__TASK TO COMPLETE__
Reproduce exactly, and only, the lines of the material below running from the line bearing "Give me the matplotlib source for this chart." through the line bearing "from matplotlib.ticker import". Leave any pictures out.

__DATA LISTING__
────────────────────

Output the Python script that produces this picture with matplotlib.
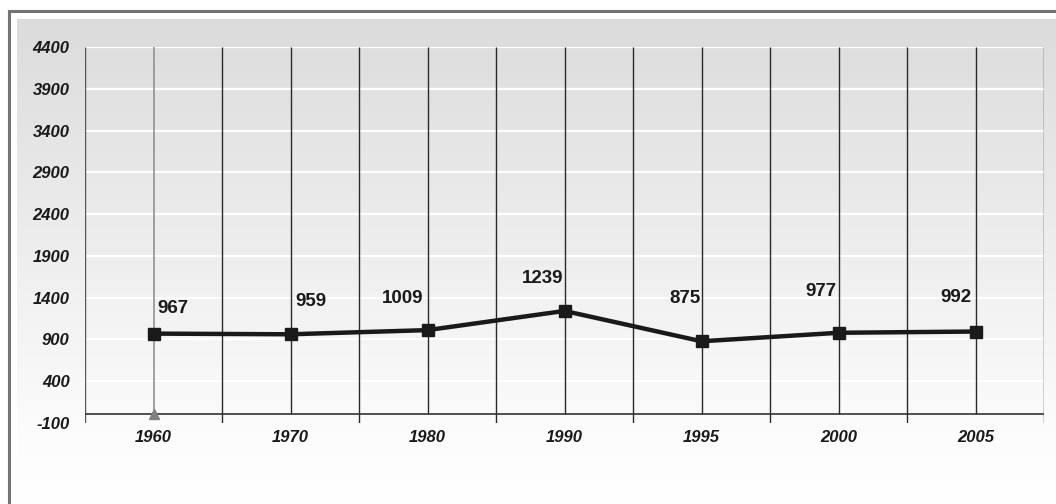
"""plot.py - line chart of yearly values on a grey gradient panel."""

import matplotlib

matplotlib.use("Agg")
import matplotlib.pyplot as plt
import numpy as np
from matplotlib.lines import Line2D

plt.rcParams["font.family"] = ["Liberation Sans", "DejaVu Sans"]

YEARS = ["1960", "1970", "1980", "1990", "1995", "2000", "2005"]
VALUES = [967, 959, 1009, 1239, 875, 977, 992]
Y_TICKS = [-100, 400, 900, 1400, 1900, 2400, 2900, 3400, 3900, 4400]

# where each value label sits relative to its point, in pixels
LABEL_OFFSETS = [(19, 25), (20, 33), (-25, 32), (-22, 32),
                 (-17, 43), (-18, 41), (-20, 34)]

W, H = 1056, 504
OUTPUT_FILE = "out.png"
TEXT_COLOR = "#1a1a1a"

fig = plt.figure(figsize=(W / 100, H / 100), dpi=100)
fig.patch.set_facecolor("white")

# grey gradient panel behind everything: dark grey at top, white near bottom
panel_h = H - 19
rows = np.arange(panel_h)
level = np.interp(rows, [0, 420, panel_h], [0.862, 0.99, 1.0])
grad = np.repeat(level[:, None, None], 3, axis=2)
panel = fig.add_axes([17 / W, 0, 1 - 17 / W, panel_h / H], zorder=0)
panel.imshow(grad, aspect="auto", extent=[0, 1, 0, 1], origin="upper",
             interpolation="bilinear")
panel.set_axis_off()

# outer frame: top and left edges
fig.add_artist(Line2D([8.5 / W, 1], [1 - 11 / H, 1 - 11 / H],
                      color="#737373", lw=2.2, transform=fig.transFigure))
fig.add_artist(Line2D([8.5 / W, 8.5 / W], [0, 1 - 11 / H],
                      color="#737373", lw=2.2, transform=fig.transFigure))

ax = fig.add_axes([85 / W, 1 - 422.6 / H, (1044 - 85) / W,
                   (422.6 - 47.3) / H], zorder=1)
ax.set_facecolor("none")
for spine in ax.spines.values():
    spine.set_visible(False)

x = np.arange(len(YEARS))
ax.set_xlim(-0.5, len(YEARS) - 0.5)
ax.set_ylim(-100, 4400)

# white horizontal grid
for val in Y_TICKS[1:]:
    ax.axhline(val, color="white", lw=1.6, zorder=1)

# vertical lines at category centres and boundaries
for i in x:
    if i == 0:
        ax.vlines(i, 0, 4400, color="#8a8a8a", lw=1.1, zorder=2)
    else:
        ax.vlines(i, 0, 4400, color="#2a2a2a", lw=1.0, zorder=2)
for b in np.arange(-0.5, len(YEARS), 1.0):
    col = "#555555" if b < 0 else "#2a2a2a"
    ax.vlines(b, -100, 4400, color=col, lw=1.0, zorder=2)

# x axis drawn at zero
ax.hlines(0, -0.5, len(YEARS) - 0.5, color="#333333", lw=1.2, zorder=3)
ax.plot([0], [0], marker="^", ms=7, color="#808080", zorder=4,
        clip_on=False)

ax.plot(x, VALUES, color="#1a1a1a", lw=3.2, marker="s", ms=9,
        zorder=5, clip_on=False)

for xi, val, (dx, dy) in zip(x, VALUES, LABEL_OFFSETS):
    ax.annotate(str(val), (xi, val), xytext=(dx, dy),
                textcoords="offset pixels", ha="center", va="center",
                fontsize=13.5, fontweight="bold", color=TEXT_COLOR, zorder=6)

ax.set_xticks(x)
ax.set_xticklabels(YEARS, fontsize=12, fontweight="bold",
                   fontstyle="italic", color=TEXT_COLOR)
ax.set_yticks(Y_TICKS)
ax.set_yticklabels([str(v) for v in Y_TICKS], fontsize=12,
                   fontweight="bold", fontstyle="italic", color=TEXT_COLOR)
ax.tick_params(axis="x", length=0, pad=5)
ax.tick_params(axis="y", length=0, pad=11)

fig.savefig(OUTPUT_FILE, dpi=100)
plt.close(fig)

────────────────────

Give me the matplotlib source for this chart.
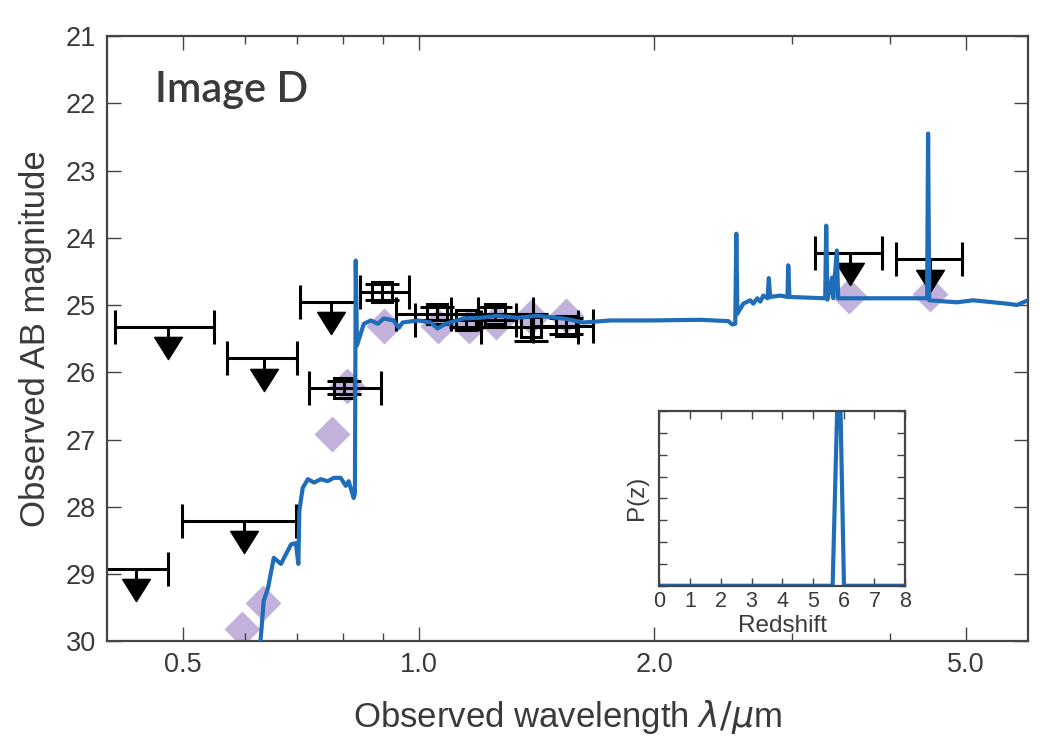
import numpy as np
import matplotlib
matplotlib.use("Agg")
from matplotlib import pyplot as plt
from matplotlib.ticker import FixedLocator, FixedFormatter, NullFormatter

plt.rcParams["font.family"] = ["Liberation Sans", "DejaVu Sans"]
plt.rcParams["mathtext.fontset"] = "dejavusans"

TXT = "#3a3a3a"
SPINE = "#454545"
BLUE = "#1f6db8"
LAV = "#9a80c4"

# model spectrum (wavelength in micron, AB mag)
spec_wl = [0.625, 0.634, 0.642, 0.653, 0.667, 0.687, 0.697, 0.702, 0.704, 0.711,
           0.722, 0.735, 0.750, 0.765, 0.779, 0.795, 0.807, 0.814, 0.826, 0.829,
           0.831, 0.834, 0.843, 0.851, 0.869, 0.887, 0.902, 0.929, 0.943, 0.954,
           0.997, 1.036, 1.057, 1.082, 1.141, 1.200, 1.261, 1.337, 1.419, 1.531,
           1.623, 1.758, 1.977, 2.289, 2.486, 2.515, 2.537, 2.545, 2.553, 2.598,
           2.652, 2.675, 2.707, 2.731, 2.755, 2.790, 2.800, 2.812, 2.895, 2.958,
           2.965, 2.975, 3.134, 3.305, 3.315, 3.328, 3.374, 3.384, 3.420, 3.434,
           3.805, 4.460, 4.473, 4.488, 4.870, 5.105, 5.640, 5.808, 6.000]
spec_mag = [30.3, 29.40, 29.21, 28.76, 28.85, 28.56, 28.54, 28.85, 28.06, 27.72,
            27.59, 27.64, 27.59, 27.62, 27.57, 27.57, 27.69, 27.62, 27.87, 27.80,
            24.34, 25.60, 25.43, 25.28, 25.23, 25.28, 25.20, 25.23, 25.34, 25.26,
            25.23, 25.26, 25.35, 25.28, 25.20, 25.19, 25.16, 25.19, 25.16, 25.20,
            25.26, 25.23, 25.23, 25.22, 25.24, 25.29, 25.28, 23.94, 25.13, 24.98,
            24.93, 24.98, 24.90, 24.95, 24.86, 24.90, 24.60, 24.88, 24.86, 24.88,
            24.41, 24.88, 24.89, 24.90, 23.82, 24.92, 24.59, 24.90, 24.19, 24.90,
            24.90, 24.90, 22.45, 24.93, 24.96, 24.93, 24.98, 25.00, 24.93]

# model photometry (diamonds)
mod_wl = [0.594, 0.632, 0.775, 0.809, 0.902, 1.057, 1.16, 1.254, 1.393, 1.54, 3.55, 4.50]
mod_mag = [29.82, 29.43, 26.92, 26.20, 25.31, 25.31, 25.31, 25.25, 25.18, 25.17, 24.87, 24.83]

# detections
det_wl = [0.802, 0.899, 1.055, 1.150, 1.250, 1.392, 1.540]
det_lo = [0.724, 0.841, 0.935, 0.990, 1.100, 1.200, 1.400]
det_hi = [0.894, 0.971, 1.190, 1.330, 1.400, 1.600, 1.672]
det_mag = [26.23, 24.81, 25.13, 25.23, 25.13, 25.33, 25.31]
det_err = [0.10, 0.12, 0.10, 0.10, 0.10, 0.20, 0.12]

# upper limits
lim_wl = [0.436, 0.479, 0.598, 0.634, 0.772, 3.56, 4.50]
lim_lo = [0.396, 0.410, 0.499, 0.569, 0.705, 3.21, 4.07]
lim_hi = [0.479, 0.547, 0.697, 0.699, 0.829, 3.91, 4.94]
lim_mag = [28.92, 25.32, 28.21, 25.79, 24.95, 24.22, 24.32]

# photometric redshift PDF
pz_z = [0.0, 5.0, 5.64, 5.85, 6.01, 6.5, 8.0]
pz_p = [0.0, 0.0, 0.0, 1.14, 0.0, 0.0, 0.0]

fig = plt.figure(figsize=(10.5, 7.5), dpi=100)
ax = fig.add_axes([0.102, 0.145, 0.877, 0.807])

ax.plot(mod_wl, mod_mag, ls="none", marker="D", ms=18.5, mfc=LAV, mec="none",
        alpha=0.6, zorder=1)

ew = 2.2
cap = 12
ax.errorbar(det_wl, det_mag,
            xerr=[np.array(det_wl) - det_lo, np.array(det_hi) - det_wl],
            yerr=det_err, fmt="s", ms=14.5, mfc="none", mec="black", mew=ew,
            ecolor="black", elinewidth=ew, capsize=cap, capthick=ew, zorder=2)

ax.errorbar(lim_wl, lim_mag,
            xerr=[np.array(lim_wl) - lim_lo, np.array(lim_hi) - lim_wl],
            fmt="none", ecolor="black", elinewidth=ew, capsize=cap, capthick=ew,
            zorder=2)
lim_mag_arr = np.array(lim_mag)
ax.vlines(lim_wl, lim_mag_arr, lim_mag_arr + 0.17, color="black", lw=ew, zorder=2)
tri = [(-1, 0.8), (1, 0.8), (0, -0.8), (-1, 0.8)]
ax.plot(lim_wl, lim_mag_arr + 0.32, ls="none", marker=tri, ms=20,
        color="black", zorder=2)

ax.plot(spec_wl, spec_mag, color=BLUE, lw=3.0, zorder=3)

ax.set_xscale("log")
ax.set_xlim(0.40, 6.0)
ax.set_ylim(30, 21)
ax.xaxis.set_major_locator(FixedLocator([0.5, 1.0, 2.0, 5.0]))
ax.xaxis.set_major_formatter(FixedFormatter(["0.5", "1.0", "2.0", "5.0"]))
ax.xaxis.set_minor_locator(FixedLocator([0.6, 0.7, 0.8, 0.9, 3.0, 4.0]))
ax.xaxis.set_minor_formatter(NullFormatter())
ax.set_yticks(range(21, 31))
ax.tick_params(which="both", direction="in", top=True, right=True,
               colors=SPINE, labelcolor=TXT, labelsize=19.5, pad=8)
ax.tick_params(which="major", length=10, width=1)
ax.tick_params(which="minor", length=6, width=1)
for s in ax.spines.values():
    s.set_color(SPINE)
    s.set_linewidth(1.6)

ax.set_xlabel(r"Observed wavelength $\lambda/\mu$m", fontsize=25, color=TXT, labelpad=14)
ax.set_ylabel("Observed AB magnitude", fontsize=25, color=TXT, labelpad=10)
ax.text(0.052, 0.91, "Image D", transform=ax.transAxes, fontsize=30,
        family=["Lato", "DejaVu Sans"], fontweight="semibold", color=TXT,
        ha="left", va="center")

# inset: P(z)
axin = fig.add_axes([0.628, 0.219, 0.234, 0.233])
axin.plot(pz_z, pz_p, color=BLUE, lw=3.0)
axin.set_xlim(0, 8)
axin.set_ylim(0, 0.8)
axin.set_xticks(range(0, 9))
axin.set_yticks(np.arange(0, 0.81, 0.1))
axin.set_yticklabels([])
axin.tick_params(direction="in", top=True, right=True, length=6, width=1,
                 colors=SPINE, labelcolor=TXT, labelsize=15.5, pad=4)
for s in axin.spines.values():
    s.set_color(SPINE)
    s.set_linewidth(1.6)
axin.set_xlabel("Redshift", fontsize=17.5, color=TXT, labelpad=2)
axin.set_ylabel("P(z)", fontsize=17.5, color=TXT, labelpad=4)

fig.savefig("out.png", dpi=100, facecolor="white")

────────────────────

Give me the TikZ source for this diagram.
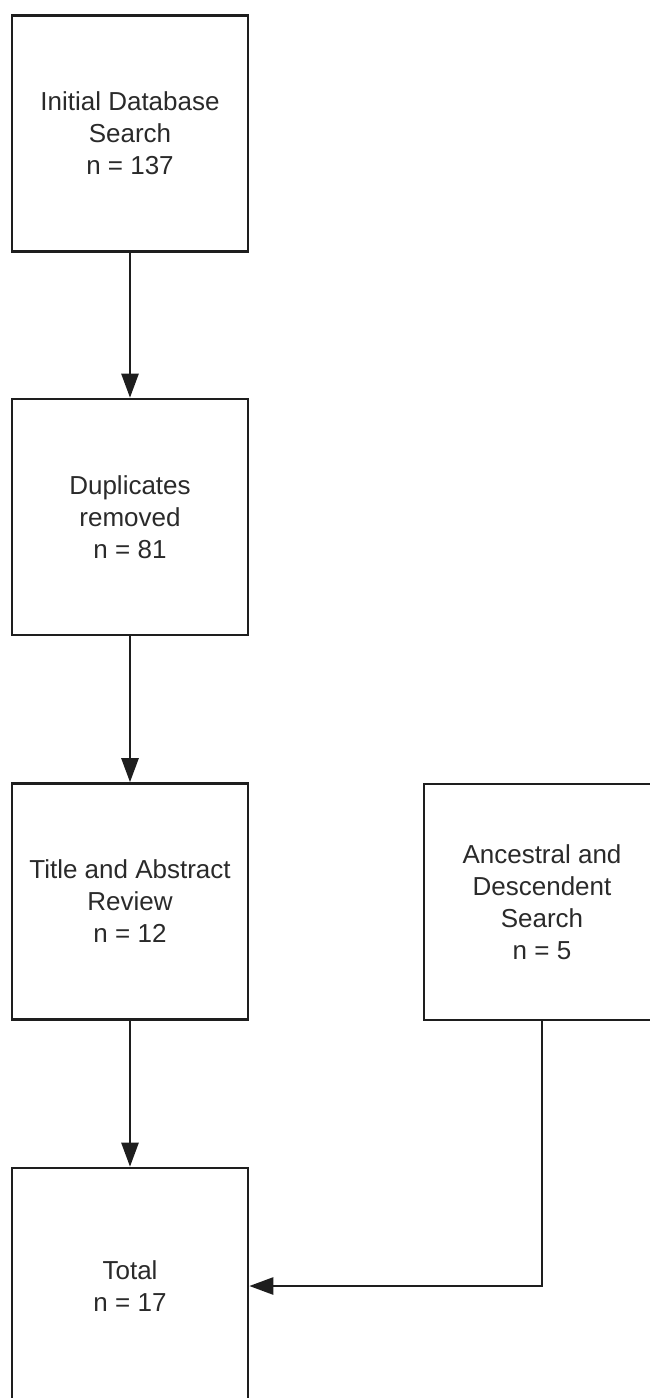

────────────────────

__RESPONSE__
Give me the matplotlib source for this chart.
import numpy as np
import matplotlib
matplotlib.use("Agg")
from matplotlib import pyplot as plt
from matplotlib.ticker import FixedLocator, FixedFormatter, NullFormatter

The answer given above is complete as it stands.